Watching this film was one of the most emotionally draining experiences of my life. (Which I think is actually one of the film’s detriments. More on that later.)
I do think every student, teacher and parent in America should be required to watch this film. Every administrator who says “kids will be kids” needs to watch this film. Every principal who’s uttered the words “we don’t have a bullying problem at my school” should be required to watch this film. At the beginning of each school, year junior high and high schools should be mandated to hold a school-wide assembly that screens this film.
I had such a very strong emotional reaction to “Bully.” I kept seeing myself in each of the kids that were featured. Alex, 12, being chastised by his father for not sticking up for himself, when he knows deep down there’s nothing he can do to stop the kids from picking on him, though he wishes it with all his might. Kelby, 16, coming to the realization that if it wasn’t for the love and support of her close group of friends she’s not sure she would be strong enough to deal with the bigotry.

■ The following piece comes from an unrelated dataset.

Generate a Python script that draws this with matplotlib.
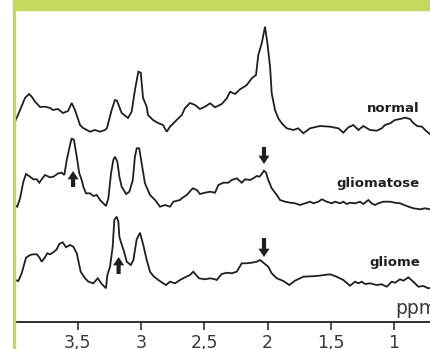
import numpy as np
import matplotlib
matplotlib.use("Agg")
import matplotlib.pyplot as plt
from matplotlib.patches import Rectangle

# chemical shift (ppm) and intensity (a.u.)
normal_ppm = [3.996, 3.956, 3.917, 3.885, 3.864, 3.838, 3.812, 3.798, 3.759, 3.719, 3.696, 3.656,
              3.617, 3.577, 3.548, 3.522, 3.482, 3.458, 3.403, 3.364, 3.324, 3.285, 3.269, 3.232,
              3.206, 3.190, 3.153, 3.103, 3.074, 3.048, 3.021, 3.002, 2.984, 2.955, 2.945, 2.905,
              2.866, 2.826, 2.797, 2.771, 2.718, 2.678, 2.652, 2.613, 2.573, 2.534, 2.494, 2.454,
              2.415, 2.362, 2.322, 2.296, 2.257, 2.217, 2.164, 2.125, 2.091, 2.073, 2.046, 2.020,
              2.001, 1.980, 1.967, 1.941, 1.915, 1.888, 1.848, 1.796, 1.757, 1.717, 1.664, 1.585,
              1.506, 1.440, 1.401, 1.361, 1.322, 1.282, 1.243, 1.190, 1.137, 1.097, 1.071, 1.032,
              0.992, 0.953, 0.913, 0.874, 0.850, 0.818, 0.779, 0.755, 0.716]
normal_int = [0.3, 12, 24, 28, 25.3, 20.3, 17, 15, 15.3, 14, 12, 13,
              9, 11, 19, 12, -3, -6, -9.7, -8, -9.7, -8, -6, 12,
              22, 21.3, 9, 4, 10.3, 32, 50.3, 49.3, 24, 15.3, 7, 2,
              -1, -3, -9.7, -4.7, 2, 7, 14, 19, 17, 13, 15.3, 18.7,
              14.7, 18, 23.7, 30.3, 28, 32.7, 37, 43.7, 47, 67, 78.7, 95.3,
              78.7, 55.3, 28.7, 12, 3.7, -1.3, -6.3, -8, -6.3, -11.3, -6.3, -4,
              -4.7, -6.3, -10.7, -5.3, -3, -8, -4, -8, -8.7, -6.3, -3, -1.3,
              2, 3, 4.3, 3, -0.7, -4, -4.7, -8, -12]

gliomatose_ppm = [3.996, 3.978, 3.956, 3.930, 3.909, 3.877, 3.851, 3.824, 3.804, 3.785, 3.759, 3.719,
                  3.693, 3.654, 3.627, 3.606, 3.587, 3.561, 3.548, 3.530, 3.508, 3.488, 3.469, 3.456,
                  3.435, 3.403, 3.377, 3.350, 3.324, 3.277, 3.258, 3.237, 3.219, 3.206, 3.187, 3.171,
                  3.153, 3.118, 3.092, 3.065, 3.048, 3.034, 3.014, 2.995, 2.969, 2.929, 2.889, 2.850,
                  2.810, 2.771, 2.744, 2.692, 2.678, 2.639, 2.591, 2.559, 2.534, 2.494, 2.454, 2.415,
                  2.389, 2.349, 2.310, 2.283, 2.243, 2.204, 2.178, 2.138, 2.112, 2.085, 2.064, 2.046,
                  2.028, 2.012, 1.994, 1.967, 1.927, 1.901, 1.861, 1.822, 1.782, 1.743, 1.703, 1.664,
                  1.638, 1.598, 1.571, 1.532, 1.492, 1.466, 1.427, 1.401, 1.374, 1.348, 1.308, 1.269,
                  1.243, 1.203, 1.177, 1.150, 1.124, 1.085, 1.032, 0.992, 0.953, 0.900, 0.848, 0.795,
                  0.755, 0.716]
gliomatose_int = [-3, -4.7, 3.7, 20.3, 28, 25.3, 22.7, 22.7, 19.3, 22.7, 27, 24.7,
                  25.3, 28.7, 29.3, 27, 42, 57, 63.7, 62, 45.3, 28.7, 22, 15.3,
                  8.7, 8.7, 6, 7, 2, -4, 3.7, 28.7, 42, 45.3, 40.3, 25.3,
                  15.3, 8, 10.3, 22, 45.3, 53.7, 53.7, 38.7, 18.7, 7, 2, -4.7,
                  -3, -4.7, 0.3, 2, 3.7, 7, 13.7, 12, 8, 9.3, 10.3, 9.3,
                  17, 19.3, 19.3, 22, 23.7, 19.3, 22.7, 22, 23.7, 26, 25.3, 28,
                  31.3, 29.3, 22, 13.7, 7, 2, 0.3, -0.7, -1.3, -3, -1.3, 0.3,
                  -1.3, 0.3, 2.7, 0.3, -1.3, 0.3, -1.3, 0.3, -2, -0.7, -1.3, 0.3,
                  -2, 2, -1.3, -3, -1.3, 0.3, 0.3, -0.7, -1.3, -4, -6.3, -7.3,
                  -6.3, -7.3]

gliome_ppm = [3.996, 3.970, 3.943, 3.909, 3.877, 3.851, 3.824, 3.804, 3.785, 3.759, 3.741, 3.719,
              3.693, 3.666, 3.646, 3.619, 3.593, 3.561, 3.535, 3.508, 3.477, 3.442, 3.416, 3.377,
              3.342, 3.310, 3.277, 3.266, 3.245, 3.224, 3.211, 3.192, 3.179, 3.171, 3.160, 3.134,
              3.113, 3.081, 3.060, 3.048, 3.034, 3.008, 2.982, 2.955, 2.929, 2.903, 2.863, 2.824,
              2.802, 2.771, 2.731, 2.692, 2.652, 2.613, 2.587, 2.542, 2.494, 2.454, 2.415, 2.402,
              2.362, 2.322, 2.283, 2.243, 2.204, 2.164, 2.125, 2.085, 2.059, 2.033, 1.994, 1.967,
              1.927, 1.875, 1.828, 1.783, 1.717, 1.612, 1.506, 1.454, 1.401, 1.348, 1.308, 1.282,
              1.256, 1.229, 1.190, 1.137, 1.098, 1.058, 1.018, 0.992, 0.953, 0.926, 0.887, 0.848,
              0.808, 0.768, 0.729, 0.708]
gliome_int = [2, 1, 8.7, 24.3, 27, 27.7, 27.7, 24.7, 20.3, 24.7, 28.7, 27.7,
              29.7, 32.7, 38, 39.7, 34.7, 37, 35.3, 28.7, 10.3, 3.7, 0.3, -1.3,
              3.7, -2, -6.3, 7, 15.3, 35.3, 62, 65.3, 60.3, 45.3, 40.3, 30.3,
              20.3, 17, 22, 32, 42.7, 49.3, 37, 22, 10.3, 6, 2, -1.3,
              -3, 0.3, -1.3, 2, 4.7, 7, 10.3, 3.7, 2.7, 3.7, 2.7, 2,
              8, 9.3, 8.7, 10.3, 18.7, 18.7, 19.3, 20.3, 22, 19.3, 15.3, 8.7,
              3.7, 1, -3, 1.3, 5.3, 6, 7.7, 5.3, 2, -3.7, 0.3, -1.3,
              0.3, -2, -1.3, -3, -2.3, -4.7, 0.3, -0.7, 2.7, 1.3, 4.7, 0.3,
              -4.7, -4, -6.3, -5.7]

names = ["normal", "gliomatose", "gliome"]
offsets = [200, 120, 40]
label_y = [210, 135, 56]

# arrows: (ppm, tail, tip) in the same units as the offset spectra
down_arrows = [(2.028, 175, 158), (2.028, 84, 65)]
up_arrows = [(3.537, 135, 151), (3.177, 48, 65)]

tick_pos = [3.5, 3, 2.5, 2, 1.5, 1]
tick_lbl = ["3,5", "3", "2,5", "2", "1,5", "1"]

ink = "#231f20"
green = "#c5d95e"

fig = plt.figure(figsize=(4.31, 3.49), dpi=100)
W, H = 431, 349
# green header band and left rule
fig.patches.append(Rectangle((13 / W, 1 - 10 / H), 1, 10 / H, transform=fig.transFigure,
                             color=green, zorder=0))
fig.patches.append(Rectangle((13 / W, 0), 2.2 / W, 1, transform=fig.transFigure,
                             color=green, zorder=0))

ax = fig.add_axes([15 / W, 27 / H, 1 - 15 / W, 312 / H])
ax.patch.set_alpha(0)

spectra = [(normal_ppm, normal_int), (gliomatose_ppm, gliomatose_int), (gliome_ppm, gliome_int)]
for (x, y), off, name, ly in zip(spectra, offsets, names, label_y):
    ax.plot(x, np.array(y) + off, color=ink, lw=1.3, solid_joinstyle="miter")
    ax.text(0.795, ly, name, ha="right", va="baseline", fontsize=9.5,
            fontweight="bold", color=ink)

arrow_style = dict(arrowstyle="simple,head_width=0.8,head_length=0.6,tail_width=0.3",
                   color=ink, lw=0, shrinkA=0, shrinkB=0)
for xp, tail, tip in down_arrows + up_arrows:
    ax.annotate("", xy=(xp, tip), xytext=(xp, tail), arrowprops=arrow_style)

ax.set_xlim(3.996, 0.708)
ax.set_ylim(0, 312)
ax.set_xticks(tick_pos)
ax.set_xticklabels(tick_lbl, fontsize=12.5, color="#3a3a3a")
ax.tick_params(axis="x", direction="out", length=5.5, width=1.1, color=ink, pad=3)
ax.set_yticks([])
for s in ["top", "left", "right"]:
    ax.spines[s].set_visible(False)
ax.spines["bottom"].set_linewidth(1.3)
ax.spines["bottom"].set_color(ink)
ax.text(0.992, 8, "ppm", ha="left", va="baseline", fontsize=13.5, color="#3a3a3a")

fig.savefig("out.png", dpi=100)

These are not only scenes from the film but personal flashbacks from my youth, growing up a gay preacher’s kid in small town Delaware, Ohio. This is the power behind “Bully.” it instantly connects with any audience. Everyone has been bullied in some capacity in their life.
That being said, “Bully” isn’t without it’s flaws.
I thought it spent to much time on the “shock value” and not enough time on how we can end the bullying epidemic. Where was the call to action?
I’m still debating how I feel about the intimate details shown of 11-year-old Ty Smalley’s funeral. On one hand I think it was gratuitous and distasteful. But on the other hand, it kind of reminded me of Emmett Till. (I know this opinion is going to get me in some trouble.)
Obviously the circumstances of each situation are completely different, but Emmett Till’s mother made it very clear that she wanted an open casket and the press present at her son’s funeral so that the world could see the brutalization, in hopes it would save another child for the same fate. I can’t help but compare this with Ty Smalley’s grieving parents.
Maybe seeing the devastation faced by parents whose son committed suicide, in part, due to bullying, will make a student think twice before saying something vile about another student just because they can, or may make a parent pay closer attention to whether their kid is the bully or the bullied and start taking the proper steps to address the issues therein, or it could force a administrator to start looking at bullying in their schools are little more closely. Maybe.
But in the end, despite it’s flaws, “Bully” is a powerful experience that can’t be missed.